Carlos Carrion of 16 Borodell Place entered a not guilty plea last week in New London Superior Court to the city’s first blight-related criminal infraction under a newly revised blight ordinance. The ordinance allows for criminal penalties and fines when civil actions are exhausted.
City officials claim Carrion repeatedly refused to trim back his bamboo and clean up his property.
But Carrion’s attorney, former New London Mayor Daryl Justin Finizio, claims the city has not only overstepped its authority but also has tried to force Carrion to cut down a bamboo grove that does not violate the city’s property maintenance code.
After decades without a complaint, Finizio said the city suddenly took an unusual interest in Carrion and took the “extraordinary and extreme” steps of pursuing a civil case, filing a lawsuit over a past-due water bill and finally issuing him a criminal infraction.
"Mr. Carrion is a homeowner and taxpayer — a New Londoner. A Vietnam veteran gave him some bamboo for his home over 30 years ago. He has kept it in his memory,” Finizio said. “It seems inexplicable that suddenly Carlos Carrion, and his bamboo, have become public enemies No. 1 of the City of New London.”

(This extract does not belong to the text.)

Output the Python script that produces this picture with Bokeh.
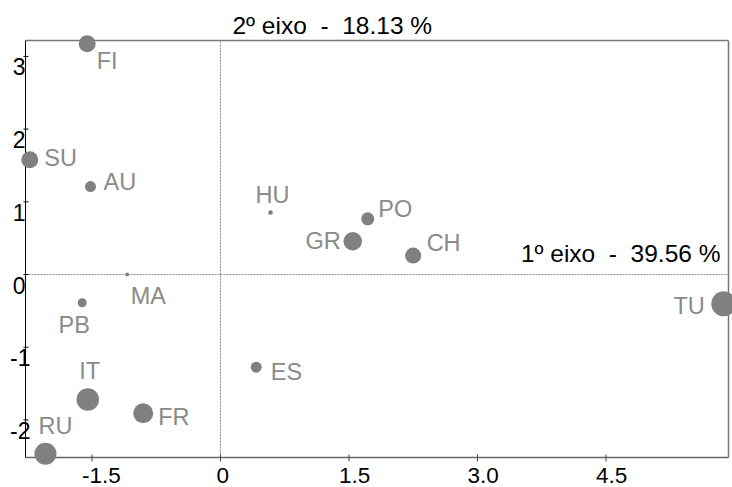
from bokeh.plotting import figure
from bokeh.models import ColumnDataSource, Range1d
from bokeh.core.properties import value
from bokeh.embed import file_html
from bokeh.resources import INLINE

# Países e coordenadas nos dois primeiros eixos da análise
paises = ["FI", "SU", "AU", "MA", "PB", "IT", "FR", "RU",
          "HU", "PO", "GR", "CH", "TU", "ES"]
eixo1 = [-1.556, -2.226, -1.517, -1.089, -1.614, -1.549, -0.902, -2.043,
         0.584, 1.719, 1.544, 2.249, 5.875, 0.417]
eixo2 = [3.173, 1.578, 1.210, 0.000, -0.389, -1.719, -1.908, -2.466,
         0.853, 0.766, 0.458, 0.261, -0.403, -1.275]
# qualidade de representação (0-1), usada para o tamanho dos pontos
qualidade = [0.68, 0.68, 0.44, 0.16, 0.36, 0.90, 0.80, 0.88,
             0.18, 0.52, 0.74, 0.64, 1.00, 0.44]
inercia = [39.56, 18.13]  # % de inércia do 1º e 2º eixos

x_ticks = [-1.5, 0.0, 1.5, 3.0, 4.5]
x_tick_labels = ["-1.5", "0", "1.5", "3.0", "4.5"]
y_ticks = [-2, -1, 0, 1, 2, 3]
y_tick_labels = ["-2", "-1", "0", "1", "2", "3"]

# where each name sits around its point: alignment, dx, dy (px, dy downward)
posicao = {
    "FI": ("left", 9.5, 17), "SU": ("left", 14.5, -2), "AU": ("left", 13, -5),
    "MA": ("left", 3.5, 21), "PB": ("center", -8, 22), "IT": ("center", 2, -28),
    "FR": ("left", 15, 3.5), "RU": ("center", 10, -28), "HU": ("center", 2, -18),
    "PO": ("left", 10.5, -9.5), "GR": ("right", -12, 0), "CH": ("left", 13.5, -12.5),
    "TU": ("right", -19, 2.5), "ES": ("left", 14.5, 4.5),
}

FONT = "Liberation Sans"
GREY_PT = "#808080"
GREY_TXT = "#8a8a8a"

W, H = 732, 487
# plotting box (data limits) and its margins in the canvas (px)
x_lo, x_hi = -2.276, 5.930
y_lo, y_hi = -2.517, 3.219
m_left, m_right, m_top, m_bottom = 25, 4, 40, 30

kx = (x_hi - x_lo) / (W - m_left - m_right)   # data units per pixel
ky = (y_hi - y_lo) / (H - m_top - m_bottom)

p = figure(width=W, height=H, title=None,
           x_range=Range1d(x_lo - m_left * kx, x_hi + m_right * kx),
           y_range=Range1d(y_lo - m_bottom * ky, y_hi + m_top * ky),
           x_axis_location=None, y_axis_location=None,
           output_backend="svg", toolbar_location=None,
           min_border=0)
p.grid.visible = False
p.outline_line_color = None
p.background_fill_color = "white"
p.border_fill_color = "white"

# eixos de referência pontilhados (x = 0 e y = 0)
p.segment(x0=[0, x_lo], y0=[y_lo, 0], x1=[0, x_hi], y1=[y_hi, 0],
          line_color="#8c8c8c", line_width=1, line_dash="2 1")

# moldura: topo e direita cinzentos, base cinzenta, esquerda preta
p.segment(x0=[x_lo, x_hi], y0=[y_hi, y_lo], x1=[x_hi, x_hi], y1=[y_hi, y_hi],
          line_color="#777777", line_width=1.5)
p.segment(x0=[x_lo], y0=[y_lo], x1=[x_hi], y1=[y_lo],
          line_color="#666666", line_width=1.5)
p.segment(x0=[x_lo], y0=[y_lo], x1=[x_lo], y1=[y_hi],
          line_color="black", line_width=1)

# marcas dos eixos
p.segment(x0=x_ticks, y0=[y_lo - 4 * ky] * len(x_ticks),
          x1=x_ticks, y1=[y_lo + 3 * ky] * len(x_ticks),
          line_color="#444444", line_width=1)
p.segment(x0=[x_lo - 2 * kx] * len(y_ticks), y0=y_ticks,
          x1=[x_lo + 3 * kx] * len(y_ticks), y1=y_ticks,
          line_color="black", line_width=1)

# rótulos das marcas
p.text(x=x_ticks, y=[y_lo] * len(x_ticks), text=x_tick_labels,
       x_offset=[-4 if t == "0" else -10 for t in x_tick_labels], y_offset=17.5,
       text_align="left", text_baseline="middle",
       text_font=value(FONT), text_font_size="22.5px", text_color="black")
p.text(x=[x_lo] * len(y_ticks), y=y_ticks, text=y_tick_labels,
       x_offset=[5 if v < 0 else 0 for v in y_ticks], y_offset=10.5,
       text_align="right", text_baseline="middle",
       text_font=value(FONT), text_font_size="23px", text_color="black")

# pontos e nomes dos países
src = ColumnDataSource(dict(
    x=eixo1, y=eixo2, nome=paises,
    tam=[25 * q for q in qualidade],
    alinh=[posicao[n][0] for n in paises],
    dx=[posicao[n][1] for n in paises],
    dy=[posicao[n][2] for n in paises],
))
p.scatter("x", "y", size="tam", source=src, fill_color=GREY_PT,
          line_color=None)
p.text("x", "y", text="nome", source=src, x_offset="dx", y_offset="dy",
       text_align="alinh", text_baseline="middle",
       text_font=value(FONT), text_font_size="23.5px", text_color=GREY_TXT)

# títulos dos eixos (espaços duplos mantidos com espaço não separável)
gap = "\u00a0 -\u00a0 "
p.text(x=[0], y=[y_hi], text=[f"2º eixo{gap}{inercia[1]:.2f} %"],
       x_offset=12, y_offset=-15, text_align="left", text_baseline="middle",
       text_font=value(FONT), text_font_size="24.5px", text_color="black")
p.text(x=[x_hi], y=[0], text=[f"1º eixo{gap}{inercia[0]:.2f} %"],
       x_offset=-8, y_offset=-21, text_align="right", text_baseline="middle",
       text_font=value(FONT), text_font_size="24.5px", text_color="black")

open("out.html", "w").write(file_html(p, INLINE))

Finizio said he will argue that Carrion’s constitutional rights were violated and that the city has demonstrated an abuse of power over an individual as officials tried to pressure him do something he is not legally required to do.
Carrion received his first warning notice from the city’s blight officer in January in response to a complaint that originated in the mayor’s office, records show. The warning and subsequent abatement order led to a violation notice with the city ordering him to clean his property, trim back the bamboo and its root systems from the perimeter of his property and weed out the dead stalks from the grove.
Carrion unsuccessfully argued his case before a blight hearing officer and was ordered to cut the bamboo from the perimeter of the property. Finizio said he had taken steps to comply with that order within 30 days when the city took the civil complaint to court, securing a $13,500 judgment last month that Finizio said Carrion was not even aware of.
Finizio said the city pursued a criminal route even as the civil proceeding was pending. He said the blight ordinance was designed to allow the city to either pursue a civil case or criminal case, not both.
Carrion’s towering bamboo grove covers most of his property. And while none of the city’s written orders dictate he cut down all of the bamboo, Finizio said that is exactly what Carrion believes the city, and now the state, is trying to force him to do.
The pressure being applied to Carrion has included a visit to the property by the city’s chief administrative officer, Steve Fields.
“My client also believes that as an outspoken critic of eminent domain during those public debates in our city, and because of his outspoken involvement in other city blight cases, that he is being targeted in a retributive way by the City of New London,” Finizio said.
City Blight Officer Kenyon Haye said the blight ordinance was designed to shift responsibility to the state in cases where the city had exhausted all attempts to force compliance. He said he was not involved with the state prosecution but said the city has never demanded the entire property be cleared.
The police incident report in the case shows Fields visited the property with Haye on July 19 to “plead with him to remove the bamboo and rubbish.” Fields, according to the report, offered to bring a Dumpster to assist him in the removal.
Finizio said he plans to argue his case to state prosecutors but is prepared to go to trial.
Passed in 2015 by the City Council, the city’s blight ordinance was based on one developed by the City of Groton and allows the state to levy its own fines and issue criminal infractions to violators.
The city can issue a civil penalty of $100 a day until the problem is fixed and under the criminal violation section of the ordinance, the state can fine a violator up to $250 a day.